With music streaming now a staple in modern life, service providers have moved on to finding new ways to pull in and keep subscribers. Podcasts, which predate this media streaming industry, seem to be coming back to the forefront, with Spotify and Apple taking jabs at each other over their new audio offerings. Amazon Music, however, isn't keeping silent and is making a lot of noise that it believes will put it ahead of the competition with its synchronized transcripts feature.

Audio transcripts are also becoming a trend in some industries, especially since they can be used to flaunt machine learning and artificial intelligence expertise. It also has accessibility benefits, letting people with hearing disabilities still enjoy the content being streamed over the Internet. Amazon Music is adding something similar to some of its podcasts, but with a twist that's almost like YouTube's recent video chapters.
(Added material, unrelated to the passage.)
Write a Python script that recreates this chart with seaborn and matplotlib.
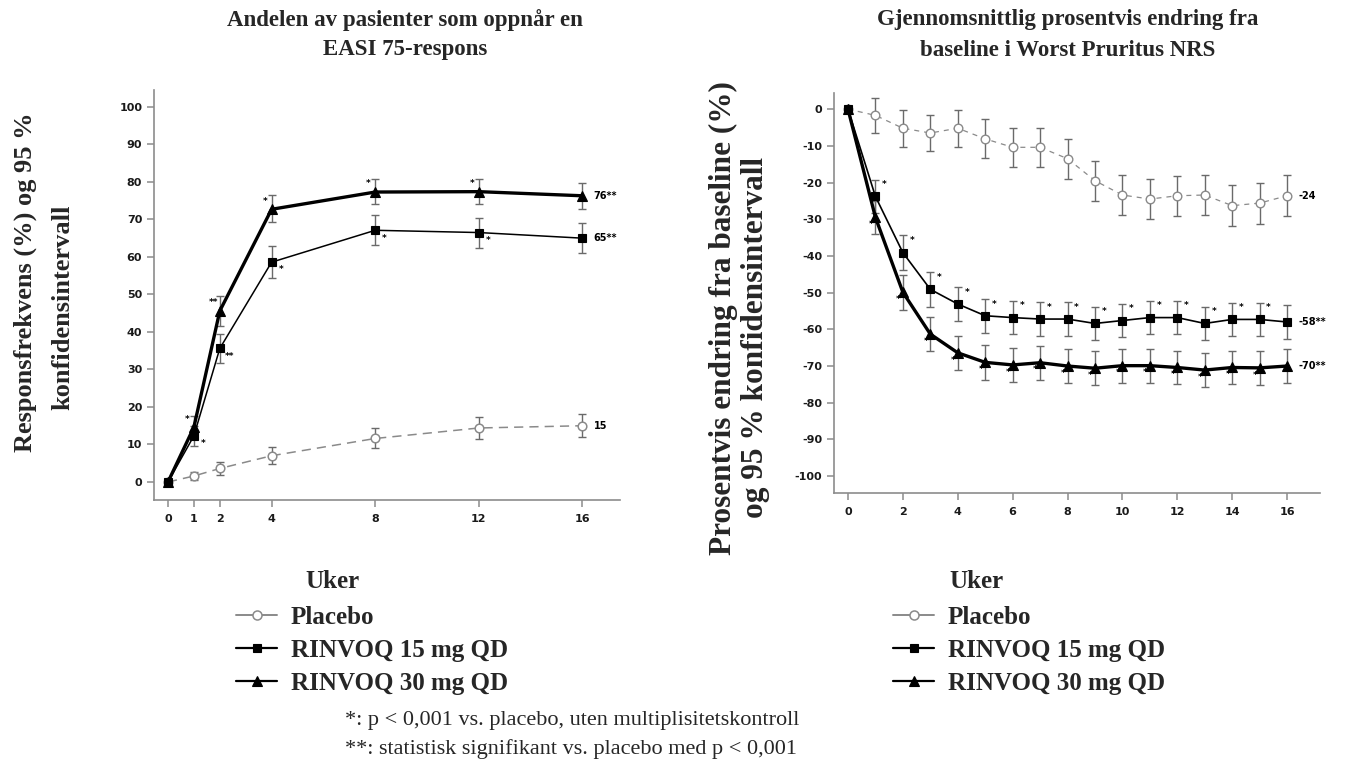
import numpy as np
import pandas as pd
import seaborn as sns
import matplotlib
matplotlib.use("Agg")
import matplotlib.pyplot as plt
from matplotlib.lines import Line2D

# ---------------- data ----------------
easi_weeks = [0, 1, 2, 4, 8, 12, 16]
easi_placebo = [0, 1.6, 3.6, 7.0, 11.6, 14.4, 15.0]
easi_placebo_lo = [0, 0.6, 1.9, 4.8, 9.0, 11.4, 12.0]
easi_placebo_hi = [0, 2.6, 5.2, 9.2, 14.3, 17.2, 18.0]
easi_15 = [0, 12.3, 35.6, 58.6, 67.1, 66.5, 65.0]
easi_15_lo = [0, 9.6, 31.8, 54.3, 63.2, 62.5, 61.0]
easi_15_hi = [0, 14.8, 39.5, 62.8, 71.2, 70.5, 69.0]
easi_30 = [0, 14.6, 45.6, 72.7, 77.3, 77.4, 76.3]
easi_30_lo = [0, 12.0, 41.6, 69.2, 74.1, 74.0, 72.8]
easi_30_hi = [0, 17.6, 49.6, 76.5, 80.8, 80.8, 79.8]
easi_stars_15 = ["", "*", "**", "*", "*", "*", ""]
easi_stars_30 = ["", "*", "**", "*", "*", "*", ""]
easi_end_labels = ["15", "65**", "76**"]

nrs_weeks = list(range(17))
nrs_placebo = [0, -1.7, -5.2, -6.5, -5.2, -8.1, -10.4, -10.4, -13.5, -19.5,
               -23.4, -24.5, -23.6, -23.4, -26.3, -25.6, -23.6]
nrs_placebo_ci = [0, 4.7, 5.0, 5.0, 5.0, 5.3, 5.3, 5.3, 5.5, 5.5,
                  5.5, 5.5, 5.5, 5.5, 5.6, 5.6, 5.6]
nrs_15 = [0, -23.8, -39.1, -49.1, -53.1, -56.3, -56.8, -57.2, -57.2, -58.4,
          -57.6, -56.8, -56.8, -58.4, -57.3, -57.3, -58.0]
nrs_15_ci = [0, 4.6, 4.7, 4.7, 4.6, 4.6, 4.6, 4.6, 4.6, 4.6,
             4.6, 4.6, 4.6, 4.6, 4.6, 4.6, 4.6]
nrs_30 = [0, -29.5, -49.9, -61.3, -66.4, -69.0, -69.7, -69.1, -70.0, -70.6,
          -69.9, -69.9, -70.4, -71.1, -70.4, -70.5, -70.0]
nrs_30_ci = [0, 4.5, 4.7, 4.6, 4.6, 4.7, 4.6, 4.6, 4.6, 4.6,
             4.6, 4.6, 4.6, 4.6, 4.6, 4.6, 4.6]
nrs_stars = [""] + ["*"] * 15 + [""]
nrs_end_labels = ["-24", "-58**", "-70**"]

series_names = ["Placebo", "RINVOQ 15 mg QD", "RINVOQ 30 mg QD"]
left_title = ["Andelen av pasienter som oppnår en", "EASI 75-respons"]
right_title = ["Gjennomsnittlig prosentvis endring fra", "baseline i Worst Pruritus NRS"]
left_ylabel = ["Responsfrekvens (%) og 95 %", "konfidensintervall"]
right_ylabel = ["Prosentvis endring fra baseline (%)", "og 95 % konfidensintervall"]
xlabel = "Uker"
footnotes = ["*: p < 0,001 vs. placebo, uten multiplisitetskontroll",
             "**: statistisk signifikant vs. placebo med p < 0,001"]

# ---------------- style ----------------
sns.set_style("ticks")
plt.rcParams["font.family"] = ["DejaVu Sans"]
plt.rcParams["axes.unicode_minus"] = False

W, H = 1352, 770
fig = plt.figure(figsize=(W / 100, H / 100), dpi=100)

def px_ax(l, t, r, b):
    return fig.add_axes([l / W, 1 - b / H, (r - l) / W, (b - t) / H])

axL = px_ax(154, 90, 620, 500)
axR = px_ax(834, 93, 1320, 493)

GRAY = "#8a8a8a"
ERR = "#6a6a6a"
styles_left = [
    dict(color=GRAY, lw=1.1, ls=(0, (6, 4)), marker="o", mfc="white", mec=GRAY,
         ms=6.2, mew=1.1),
    dict(color="black", lw=1.1, ls="-", marker="s", mfc="black", mec="black",
         ms=5.4, mew=0.8),
    dict(color="black", lw=2.4, ls="-", marker="^", mfc="black", mec="black",
         ms=6.5, mew=0.8),
]
styles_right = [
    dict(color=GRAY, lw=0.9, ls=(0, (4, 4)), marker="o", mfc="white", mec=GRAY,
         ms=6.2, mew=1.0),
    dict(color="black", lw=1.2, ls="-", marker="s", mfc="black", mec="black",
         ms=5.4, mew=0.8),
    dict(color="black", lw=2.4, ls="-", marker="^", mfc="black", mec="black",
         ms=6.5, mew=0.8),
]

def draw_series(ax, x, y, lo, hi, st, name, cap):
    df = pd.DataFrame({"x": x, "y": y})
    ax.errorbar(x, y, yerr=[np.array(y) - np.array(lo), np.array(hi) - np.array(y)],
                fmt="none", ecolor=ERR, elinewidth=1.0, capsize=cap, capthick=1.0,
                zorder=2)
    sns.lineplot(data=df, x="x", y="y", ax=ax, color=st["color"], linewidth=st["lw"],
                 linestyle=st["ls"], marker=st["marker"], markerfacecolor=st["mfc"],
                 markeredgecolor=st["mec"], markersize=st["ms"], markeredgewidth=st["mew"],
                 zorder=3, label=name, legend=False)

# left panel
left_data = [
    (easi_placebo, easi_placebo_lo, easi_placebo_hi),
    (easi_15, easi_15_lo, easi_15_hi),
    (easi_30, easi_30_lo, easi_30_hi),
]
for (y, lo, hi), st, nm in zip(left_data, styles_left, series_names):
    draw_series(axL, easi_weeks, y, lo, hi, st, nm, 2.6)

# right panel
right_data = []
for y, ci in [(nrs_placebo, nrs_placebo_ci), (nrs_15, nrs_15_ci), (nrs_30, nrs_30_ci)]:
    y = np.array(y); ci = np.array(ci)
    right_data.append((y, y - ci, y + ci))
for (y, lo, hi), st, nm in zip(right_data, styles_right, series_names):
    draw_series(axR, nrs_weeks, y, lo, hi, st, nm, 2.9)

# stars
star_kw = dict(textcoords="offset points", fontsize=6.5, fontweight="bold",
               ha="center", va="center", color="black", zorder=5)
for x, y, s in zip(easi_weeks, easi_15, easi_stars_15):
    if s:
        axL.annotate(s, (x, y), xytext=(6.8, -5.6), **star_kw)
for x, y, s in zip(easi_weeks, easi_30, easi_stars_30):
    if s:
        axL.annotate(s, (x, y), xytext=(-4.8, 5.8), **star_kw)
for x, y, s in zip(nrs_weeks, nrs_15, nrs_stars):
    if s:
        axR.annotate(s, (x, y), xytext=(6.5, 8.4), **star_kw)
for x, y, s in zip(nrs_weeks, nrs_30, nrs_stars):
    if s:
        axR.annotate(s, (x, y), xytext=(-3.2, -5.2), **star_kw)

# end labels
end_kw = dict(textcoords="offset points", fontsize=7, fontweight="bold",
              ha="left", va="center", color="black")
for (y, _, _), lab in zip(left_data, easi_end_labels):
    axL.annotate(lab, (easi_weeks[-1], y[-1]), xytext=(8, 0), **end_kw)
for (y, _, _), lab in zip(right_data, nrs_end_labels):
    axR.annotate(lab, (nrs_weeks[-1], y[-1]), xytext=(8, 0), **end_kw)

# axes formatting
axL.set_xlim(-0.54, 17.45)
axL.set_ylim(-4.8, 104.5)
axL.set_xticks(easi_weeks)
axL.set_yticks(range(0, 101, 10))
axR.set_xlim(-0.51, 17.2)
axR.set_ylim(-104.6, 4.4)
axR.set_xticks(range(0, 17, 2))
axR.set_yticks(range(0, -101, -10))
for ax in (axL, axR):
    sns.despine(ax=ax)
    for sp in ("left", "bottom"):
        ax.spines[sp].set_color("#8c8c8c")
        ax.spines[sp].set_linewidth(1.2)
    ax.tick_params(axis="both", colors="#8c8c8c", length=5, width=1.1,
                   labelcolor="#1a1a1a", labelsize=8)
    ax.tick_params(axis="x", pad=5)
    for lab in ax.get_xticklabels() + ax.get_yticklabels():
        lab.set_fontweight("bold")
    ax.set_xlabel("")
    ax.set_ylabel("")

# text
serif = ["Liberation Serif", "DejaVu Serif"]
def ftext(x, y, s, **kw):
    fig.text(x / W, 1 - y / H, s, family=serif, **kw)

ftext(405, 20, left_title[0], fontsize=16.5, fontweight="bold", ha="center", va="center")
ftext(405, 50, left_title[1], fontsize=16.5, fontweight="bold", ha="center", va="center")
ftext(1068, 20, right_title[0], fontsize=16.5, fontweight="bold", ha="center", va="center")
ftext(1068, 50, right_title[1], fontsize=16.5, fontweight="bold", ha="center", va="center")

ftext(25, 282, left_ylabel[0], fontsize=19, fontweight="bold", ha="center", va="center", rotation=90)
ftext(63, 307, left_ylabel[1], fontsize=19, fontweight="bold", ha="center", va="center", rotation=90)
ftext(723, 318, right_ylabel[0], fontsize=22.5, fontweight="bold", ha="center", va="center", rotation=90)
ftext(755, 337, right_ylabel[1], fontsize=22.5, fontweight="bold", ha="center", va="center", rotation=90)

ftext(332, 582, xlabel, fontsize=18, fontweight="bold", ha="center", va="center")
ftext(976, 582, xlabel, fontsize=18, fontweight="bold", ha="center", va="center")

ftext(345, 720, footnotes[0], fontsize=16, ha="left", va="center")
ftext(345, 749, footnotes[1], fontsize=16, ha="left", va="center")

# legends
def make_handles():
    hs = []
    for st in styles_left:
        hs.append(Line2D([], [], color=st["color"], lw=1.6 if st["color"] == "black" else 1.4,
                         ls="-", marker=st["marker"], mfc=st["mfc"], mec=st["mec"],
                         ms=st["ms"] + 0.3, mew=st["mew"]))
    return hs

leg_kw = dict(frameon=False, prop=dict(family=serif, weight="bold", size=18),
              handlelength=1.65, handletextpad=0.55, labelspacing=0.40,
              borderpad=0, borderaxespad=0, loc="upper left")
fig.legend(make_handles(), series_names, bbox_to_anchor=(236 / W, 1 - 606 / H), **leg_kw)
fig.legend(make_handles(), series_names, bbox_to_anchor=(893 / W, 1 - 606 / H), **leg_kw)

fig.savefig("out.png", dpi=100)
Amazon calls it synchronized podcast transcripts, and it isn't for synchronized listening among multiple people. Instead, the auto-generated text is synchronized with the audio and vice-versa so that the two always go together. People who have used several of the AI-powered meeting transcription services available today might be familiar with such a feature.

For Amazon Music, this allows users to jump to specific portions of the podcast that interests them, at least based on the transcript they're reading. That works both going forward or backward in time, and the audio will jump to the specific point of the selected text. They can also scroll through the transcript instead of waiting for the audio to reach that section.

Amazon Music's synchronized podcast transcripts are starting to roll out in the US on iOS and Android. Unsurprisingly, only a selection of podcasts has this feature enabled, including Amazon Original and Wondery shows like SmartLess, Dr. Death, and Uncommon Ground With Van Jones. There are also some shows from American Public Media, audiochuck, Cadence13, The New York Times, Stitcher, and TED, where these transcripts will be available.